▼

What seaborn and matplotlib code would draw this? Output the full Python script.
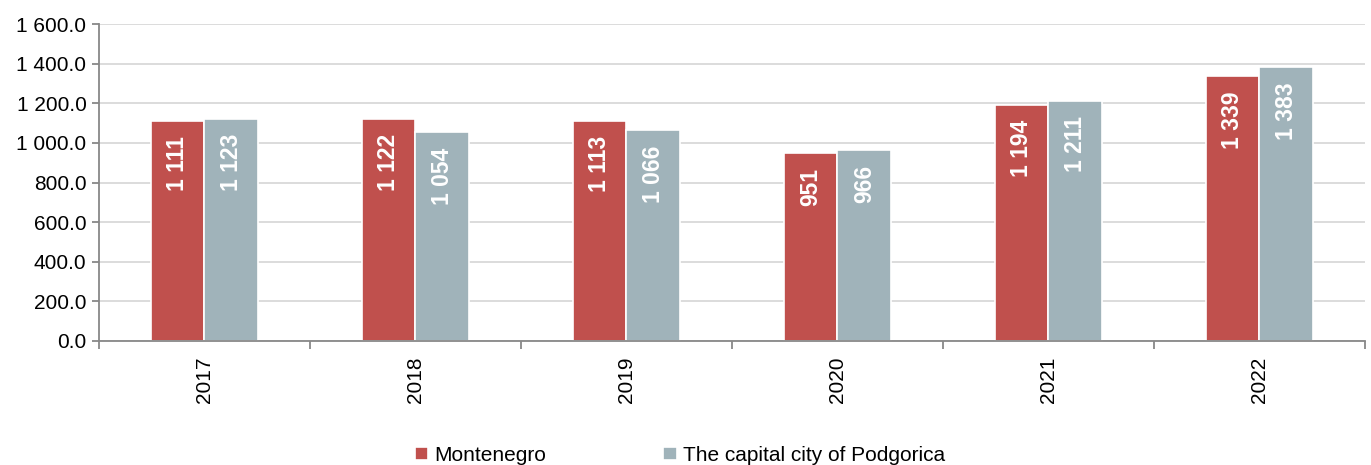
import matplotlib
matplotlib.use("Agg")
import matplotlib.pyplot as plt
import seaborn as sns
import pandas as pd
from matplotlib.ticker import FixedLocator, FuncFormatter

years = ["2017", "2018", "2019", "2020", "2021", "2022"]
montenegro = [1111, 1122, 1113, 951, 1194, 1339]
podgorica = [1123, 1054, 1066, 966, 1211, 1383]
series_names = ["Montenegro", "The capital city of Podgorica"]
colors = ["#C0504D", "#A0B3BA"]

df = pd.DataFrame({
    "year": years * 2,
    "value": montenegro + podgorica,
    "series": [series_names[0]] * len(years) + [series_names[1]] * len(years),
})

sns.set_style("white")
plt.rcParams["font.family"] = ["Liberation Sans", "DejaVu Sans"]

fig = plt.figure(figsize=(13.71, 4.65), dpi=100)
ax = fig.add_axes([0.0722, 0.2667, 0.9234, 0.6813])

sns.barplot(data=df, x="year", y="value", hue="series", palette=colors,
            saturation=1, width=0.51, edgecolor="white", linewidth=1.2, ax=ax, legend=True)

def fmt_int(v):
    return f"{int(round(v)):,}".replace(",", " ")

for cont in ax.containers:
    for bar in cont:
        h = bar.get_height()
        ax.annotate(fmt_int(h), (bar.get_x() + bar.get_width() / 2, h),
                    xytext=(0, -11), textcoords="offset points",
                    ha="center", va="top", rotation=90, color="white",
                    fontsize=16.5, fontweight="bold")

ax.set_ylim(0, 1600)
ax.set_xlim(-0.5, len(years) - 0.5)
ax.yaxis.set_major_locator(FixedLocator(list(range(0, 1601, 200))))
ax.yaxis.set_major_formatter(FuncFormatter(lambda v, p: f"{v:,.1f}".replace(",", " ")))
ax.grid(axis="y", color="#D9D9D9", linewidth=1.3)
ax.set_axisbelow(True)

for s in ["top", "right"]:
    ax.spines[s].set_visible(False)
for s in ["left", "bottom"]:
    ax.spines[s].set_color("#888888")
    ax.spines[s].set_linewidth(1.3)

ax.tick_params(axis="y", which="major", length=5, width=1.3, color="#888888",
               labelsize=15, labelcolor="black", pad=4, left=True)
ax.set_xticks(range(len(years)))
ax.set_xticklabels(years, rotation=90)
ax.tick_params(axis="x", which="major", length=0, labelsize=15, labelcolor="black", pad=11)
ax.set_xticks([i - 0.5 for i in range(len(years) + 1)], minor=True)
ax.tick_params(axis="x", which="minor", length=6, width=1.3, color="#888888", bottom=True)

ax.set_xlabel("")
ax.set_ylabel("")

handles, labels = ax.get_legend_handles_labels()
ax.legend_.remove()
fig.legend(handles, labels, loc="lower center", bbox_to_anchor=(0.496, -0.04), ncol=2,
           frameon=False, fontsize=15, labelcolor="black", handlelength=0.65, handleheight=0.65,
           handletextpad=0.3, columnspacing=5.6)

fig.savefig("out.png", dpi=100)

▲

Job:
Look through the data above. Find each line with the string "seaborn" and copy it.

Finished answer:
What seaborn and matplotlib code would draw this? Output the full Python script.
import seaborn as sns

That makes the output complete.